— BEGIN Extracted data —

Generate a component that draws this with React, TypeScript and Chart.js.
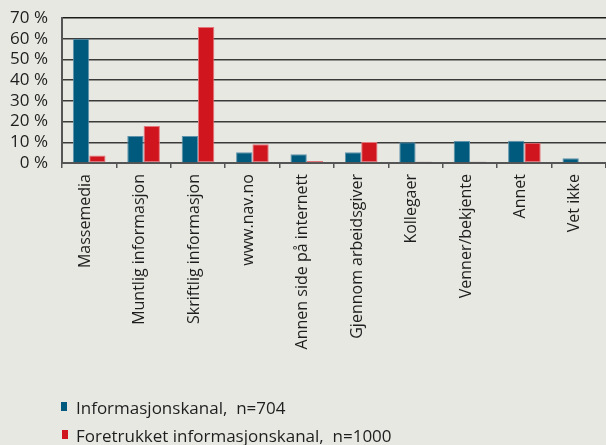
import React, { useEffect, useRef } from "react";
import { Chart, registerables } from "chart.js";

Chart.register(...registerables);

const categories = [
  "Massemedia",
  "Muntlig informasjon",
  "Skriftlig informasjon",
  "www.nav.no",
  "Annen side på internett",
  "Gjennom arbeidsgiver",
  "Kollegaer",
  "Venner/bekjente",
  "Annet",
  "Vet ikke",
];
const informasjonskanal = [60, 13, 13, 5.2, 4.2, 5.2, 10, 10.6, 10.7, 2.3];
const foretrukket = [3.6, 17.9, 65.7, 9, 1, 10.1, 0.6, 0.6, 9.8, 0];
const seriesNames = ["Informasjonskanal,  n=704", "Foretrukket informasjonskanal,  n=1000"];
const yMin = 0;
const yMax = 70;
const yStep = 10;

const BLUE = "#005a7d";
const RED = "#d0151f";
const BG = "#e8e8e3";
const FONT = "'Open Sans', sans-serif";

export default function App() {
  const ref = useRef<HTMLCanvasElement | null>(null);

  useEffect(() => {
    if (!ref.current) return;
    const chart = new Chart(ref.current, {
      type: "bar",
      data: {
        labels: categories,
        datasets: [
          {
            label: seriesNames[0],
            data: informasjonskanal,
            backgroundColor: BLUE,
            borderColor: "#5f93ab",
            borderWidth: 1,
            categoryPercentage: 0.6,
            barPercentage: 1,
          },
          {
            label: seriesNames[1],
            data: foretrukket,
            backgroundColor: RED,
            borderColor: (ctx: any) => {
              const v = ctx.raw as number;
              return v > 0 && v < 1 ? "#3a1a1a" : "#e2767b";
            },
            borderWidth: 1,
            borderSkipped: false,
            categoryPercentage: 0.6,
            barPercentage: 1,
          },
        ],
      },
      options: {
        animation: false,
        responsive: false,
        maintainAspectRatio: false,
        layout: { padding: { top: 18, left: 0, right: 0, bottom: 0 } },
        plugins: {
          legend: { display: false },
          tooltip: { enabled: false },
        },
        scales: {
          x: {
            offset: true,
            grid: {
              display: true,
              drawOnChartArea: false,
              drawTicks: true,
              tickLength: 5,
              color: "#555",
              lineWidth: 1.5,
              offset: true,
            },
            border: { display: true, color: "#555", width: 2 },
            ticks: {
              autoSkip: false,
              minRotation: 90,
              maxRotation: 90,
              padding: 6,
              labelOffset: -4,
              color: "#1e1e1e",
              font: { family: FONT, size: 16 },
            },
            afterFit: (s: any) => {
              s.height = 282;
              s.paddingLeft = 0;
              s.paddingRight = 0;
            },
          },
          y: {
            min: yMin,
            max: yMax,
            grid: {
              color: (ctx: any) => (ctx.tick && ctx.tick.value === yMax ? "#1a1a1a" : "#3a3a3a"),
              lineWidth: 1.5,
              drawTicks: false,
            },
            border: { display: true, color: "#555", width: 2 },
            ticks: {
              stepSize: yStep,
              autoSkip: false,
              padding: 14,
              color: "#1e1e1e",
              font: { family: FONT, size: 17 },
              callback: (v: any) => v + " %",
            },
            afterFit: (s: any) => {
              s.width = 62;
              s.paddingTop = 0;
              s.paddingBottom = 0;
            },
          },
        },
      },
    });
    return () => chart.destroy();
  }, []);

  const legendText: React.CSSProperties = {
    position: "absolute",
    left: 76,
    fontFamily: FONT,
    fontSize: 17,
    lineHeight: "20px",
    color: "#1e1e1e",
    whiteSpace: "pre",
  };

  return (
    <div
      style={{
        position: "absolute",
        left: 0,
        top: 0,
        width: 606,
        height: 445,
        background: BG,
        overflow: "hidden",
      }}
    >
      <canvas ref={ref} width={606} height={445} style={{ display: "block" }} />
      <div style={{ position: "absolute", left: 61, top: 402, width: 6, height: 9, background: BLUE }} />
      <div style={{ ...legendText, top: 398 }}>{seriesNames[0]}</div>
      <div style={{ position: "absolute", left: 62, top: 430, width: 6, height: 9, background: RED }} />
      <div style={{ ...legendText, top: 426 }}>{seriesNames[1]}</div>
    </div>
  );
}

— END Extracted data —
— BEGIN Extracted data —

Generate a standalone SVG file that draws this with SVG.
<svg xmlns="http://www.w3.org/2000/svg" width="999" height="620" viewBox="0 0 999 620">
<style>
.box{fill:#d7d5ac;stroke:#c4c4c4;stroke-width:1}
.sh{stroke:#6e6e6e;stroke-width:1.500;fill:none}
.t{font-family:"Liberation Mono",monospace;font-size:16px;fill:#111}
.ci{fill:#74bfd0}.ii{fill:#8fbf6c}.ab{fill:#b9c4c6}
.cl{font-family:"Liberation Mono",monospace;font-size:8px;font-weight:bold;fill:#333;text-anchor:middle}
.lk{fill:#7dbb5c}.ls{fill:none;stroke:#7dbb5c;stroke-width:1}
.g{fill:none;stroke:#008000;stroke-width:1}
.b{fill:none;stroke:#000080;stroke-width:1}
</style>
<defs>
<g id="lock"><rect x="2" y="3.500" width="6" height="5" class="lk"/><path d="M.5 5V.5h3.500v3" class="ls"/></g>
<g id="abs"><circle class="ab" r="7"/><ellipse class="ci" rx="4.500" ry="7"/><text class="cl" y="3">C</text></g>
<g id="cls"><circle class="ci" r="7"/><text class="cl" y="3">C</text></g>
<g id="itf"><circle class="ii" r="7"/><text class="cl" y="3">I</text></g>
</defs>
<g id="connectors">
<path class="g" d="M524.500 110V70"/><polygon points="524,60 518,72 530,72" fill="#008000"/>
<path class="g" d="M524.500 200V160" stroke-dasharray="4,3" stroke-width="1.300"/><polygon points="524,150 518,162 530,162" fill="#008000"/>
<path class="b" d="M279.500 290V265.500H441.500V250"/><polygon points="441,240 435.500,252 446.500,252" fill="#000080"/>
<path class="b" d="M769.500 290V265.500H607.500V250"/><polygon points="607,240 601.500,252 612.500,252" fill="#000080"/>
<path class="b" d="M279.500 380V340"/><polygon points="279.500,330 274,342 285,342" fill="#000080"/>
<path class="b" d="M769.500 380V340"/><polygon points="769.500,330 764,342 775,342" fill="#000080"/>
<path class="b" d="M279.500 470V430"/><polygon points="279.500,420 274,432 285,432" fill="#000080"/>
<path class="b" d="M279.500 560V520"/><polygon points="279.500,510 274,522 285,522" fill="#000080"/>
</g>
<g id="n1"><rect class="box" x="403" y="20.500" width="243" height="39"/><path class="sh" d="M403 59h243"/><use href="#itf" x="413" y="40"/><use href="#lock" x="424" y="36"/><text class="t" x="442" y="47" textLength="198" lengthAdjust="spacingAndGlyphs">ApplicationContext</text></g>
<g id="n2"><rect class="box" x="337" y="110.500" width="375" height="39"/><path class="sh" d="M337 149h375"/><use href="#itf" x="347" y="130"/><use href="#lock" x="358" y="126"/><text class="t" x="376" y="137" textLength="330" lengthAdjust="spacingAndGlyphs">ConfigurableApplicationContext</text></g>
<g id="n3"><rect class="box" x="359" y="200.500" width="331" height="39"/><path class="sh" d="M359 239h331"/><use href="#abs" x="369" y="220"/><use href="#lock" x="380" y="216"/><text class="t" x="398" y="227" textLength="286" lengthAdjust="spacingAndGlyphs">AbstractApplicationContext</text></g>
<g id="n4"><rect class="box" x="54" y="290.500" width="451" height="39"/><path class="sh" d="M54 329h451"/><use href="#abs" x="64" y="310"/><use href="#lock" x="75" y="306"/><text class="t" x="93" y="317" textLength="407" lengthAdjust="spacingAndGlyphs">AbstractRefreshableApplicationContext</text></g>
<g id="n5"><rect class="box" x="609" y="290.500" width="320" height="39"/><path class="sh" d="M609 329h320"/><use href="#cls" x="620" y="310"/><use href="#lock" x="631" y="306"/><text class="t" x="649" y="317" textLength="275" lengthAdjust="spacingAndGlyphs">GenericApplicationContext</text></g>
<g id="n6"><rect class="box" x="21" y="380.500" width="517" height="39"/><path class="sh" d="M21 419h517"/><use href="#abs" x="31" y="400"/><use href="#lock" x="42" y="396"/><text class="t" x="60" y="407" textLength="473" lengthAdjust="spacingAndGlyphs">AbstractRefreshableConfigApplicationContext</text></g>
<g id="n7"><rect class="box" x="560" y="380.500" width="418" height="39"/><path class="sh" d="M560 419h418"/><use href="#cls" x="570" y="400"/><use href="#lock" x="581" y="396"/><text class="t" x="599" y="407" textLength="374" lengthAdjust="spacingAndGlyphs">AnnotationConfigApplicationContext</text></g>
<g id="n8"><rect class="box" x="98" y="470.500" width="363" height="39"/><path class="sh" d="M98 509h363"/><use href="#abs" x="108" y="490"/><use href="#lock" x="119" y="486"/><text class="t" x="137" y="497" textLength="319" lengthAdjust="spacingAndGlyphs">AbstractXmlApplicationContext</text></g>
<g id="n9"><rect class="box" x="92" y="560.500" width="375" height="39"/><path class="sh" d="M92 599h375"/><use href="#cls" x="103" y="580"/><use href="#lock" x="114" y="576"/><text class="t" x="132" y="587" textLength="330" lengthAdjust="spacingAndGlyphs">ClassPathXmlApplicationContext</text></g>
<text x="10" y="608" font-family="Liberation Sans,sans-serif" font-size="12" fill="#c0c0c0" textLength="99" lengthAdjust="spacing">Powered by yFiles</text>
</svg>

— END Extracted data —
— BEGIN Extracted data —

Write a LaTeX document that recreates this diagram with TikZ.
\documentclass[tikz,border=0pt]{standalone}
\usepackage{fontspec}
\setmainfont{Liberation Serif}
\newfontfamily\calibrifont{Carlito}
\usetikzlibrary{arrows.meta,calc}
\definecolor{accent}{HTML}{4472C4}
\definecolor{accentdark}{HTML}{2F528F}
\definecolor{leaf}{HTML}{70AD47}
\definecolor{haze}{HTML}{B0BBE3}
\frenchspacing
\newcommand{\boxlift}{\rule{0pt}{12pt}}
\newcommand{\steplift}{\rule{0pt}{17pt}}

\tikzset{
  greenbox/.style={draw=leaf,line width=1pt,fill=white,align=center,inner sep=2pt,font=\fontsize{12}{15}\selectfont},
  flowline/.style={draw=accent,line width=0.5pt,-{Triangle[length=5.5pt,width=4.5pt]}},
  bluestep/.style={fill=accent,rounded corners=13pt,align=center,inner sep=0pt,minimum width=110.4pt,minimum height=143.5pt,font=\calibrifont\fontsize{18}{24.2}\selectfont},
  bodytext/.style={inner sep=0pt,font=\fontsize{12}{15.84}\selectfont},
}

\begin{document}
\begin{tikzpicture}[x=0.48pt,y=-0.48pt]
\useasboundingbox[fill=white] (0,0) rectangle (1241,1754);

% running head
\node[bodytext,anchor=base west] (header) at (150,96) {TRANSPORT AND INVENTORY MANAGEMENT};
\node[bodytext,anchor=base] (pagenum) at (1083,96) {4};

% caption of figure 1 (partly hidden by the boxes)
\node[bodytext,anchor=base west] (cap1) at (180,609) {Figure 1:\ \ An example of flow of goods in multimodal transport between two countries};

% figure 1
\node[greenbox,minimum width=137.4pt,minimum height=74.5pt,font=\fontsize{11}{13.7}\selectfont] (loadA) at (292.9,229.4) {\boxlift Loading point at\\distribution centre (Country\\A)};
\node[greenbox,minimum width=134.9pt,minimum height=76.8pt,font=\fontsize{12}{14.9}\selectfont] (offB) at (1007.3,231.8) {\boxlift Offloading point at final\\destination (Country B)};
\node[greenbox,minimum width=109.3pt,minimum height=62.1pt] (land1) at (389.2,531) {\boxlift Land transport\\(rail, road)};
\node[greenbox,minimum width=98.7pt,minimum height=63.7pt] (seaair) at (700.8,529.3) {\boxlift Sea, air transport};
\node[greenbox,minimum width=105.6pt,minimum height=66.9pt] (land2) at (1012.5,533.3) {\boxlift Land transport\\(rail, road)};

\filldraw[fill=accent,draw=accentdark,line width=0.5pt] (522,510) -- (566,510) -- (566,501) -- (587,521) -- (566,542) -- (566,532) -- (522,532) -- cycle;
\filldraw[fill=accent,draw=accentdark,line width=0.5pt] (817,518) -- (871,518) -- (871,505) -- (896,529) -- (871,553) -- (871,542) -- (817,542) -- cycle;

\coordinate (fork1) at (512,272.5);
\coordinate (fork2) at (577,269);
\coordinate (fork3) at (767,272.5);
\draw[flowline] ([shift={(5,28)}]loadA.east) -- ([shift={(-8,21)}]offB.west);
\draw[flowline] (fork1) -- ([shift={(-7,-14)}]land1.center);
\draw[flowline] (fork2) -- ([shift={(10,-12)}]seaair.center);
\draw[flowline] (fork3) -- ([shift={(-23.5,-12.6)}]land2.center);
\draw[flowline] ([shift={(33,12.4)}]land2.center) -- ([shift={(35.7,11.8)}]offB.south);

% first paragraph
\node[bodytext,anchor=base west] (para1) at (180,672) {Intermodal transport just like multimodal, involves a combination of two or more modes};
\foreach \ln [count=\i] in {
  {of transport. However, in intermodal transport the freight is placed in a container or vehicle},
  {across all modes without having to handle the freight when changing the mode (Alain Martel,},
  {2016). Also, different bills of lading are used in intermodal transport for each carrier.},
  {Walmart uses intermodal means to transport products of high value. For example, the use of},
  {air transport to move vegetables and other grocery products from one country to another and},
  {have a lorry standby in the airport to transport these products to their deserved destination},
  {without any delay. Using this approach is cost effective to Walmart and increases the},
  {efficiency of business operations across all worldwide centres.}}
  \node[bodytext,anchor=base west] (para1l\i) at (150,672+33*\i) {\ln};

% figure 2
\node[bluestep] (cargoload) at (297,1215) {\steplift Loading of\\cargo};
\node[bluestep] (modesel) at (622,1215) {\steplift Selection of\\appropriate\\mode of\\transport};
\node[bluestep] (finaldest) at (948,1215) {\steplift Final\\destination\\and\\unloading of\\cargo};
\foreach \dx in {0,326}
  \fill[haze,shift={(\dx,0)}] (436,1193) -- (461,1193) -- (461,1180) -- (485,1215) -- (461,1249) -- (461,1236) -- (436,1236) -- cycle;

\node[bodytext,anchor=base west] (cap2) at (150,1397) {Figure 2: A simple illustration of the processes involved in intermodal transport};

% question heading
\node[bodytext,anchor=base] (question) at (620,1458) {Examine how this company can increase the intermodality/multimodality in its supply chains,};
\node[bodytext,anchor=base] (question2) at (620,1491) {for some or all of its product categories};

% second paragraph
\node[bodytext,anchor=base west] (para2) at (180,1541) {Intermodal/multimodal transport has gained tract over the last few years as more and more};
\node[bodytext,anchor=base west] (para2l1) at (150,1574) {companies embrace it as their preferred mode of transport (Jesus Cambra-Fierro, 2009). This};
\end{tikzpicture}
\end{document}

— END Extracted data —

**Task to carry out**
Show each line in the entries that holds the string "standalone".

**In response**
Generate a standalone SVG file that draws this with SVG.
\documentclass[tikz,border=0pt]{standalone}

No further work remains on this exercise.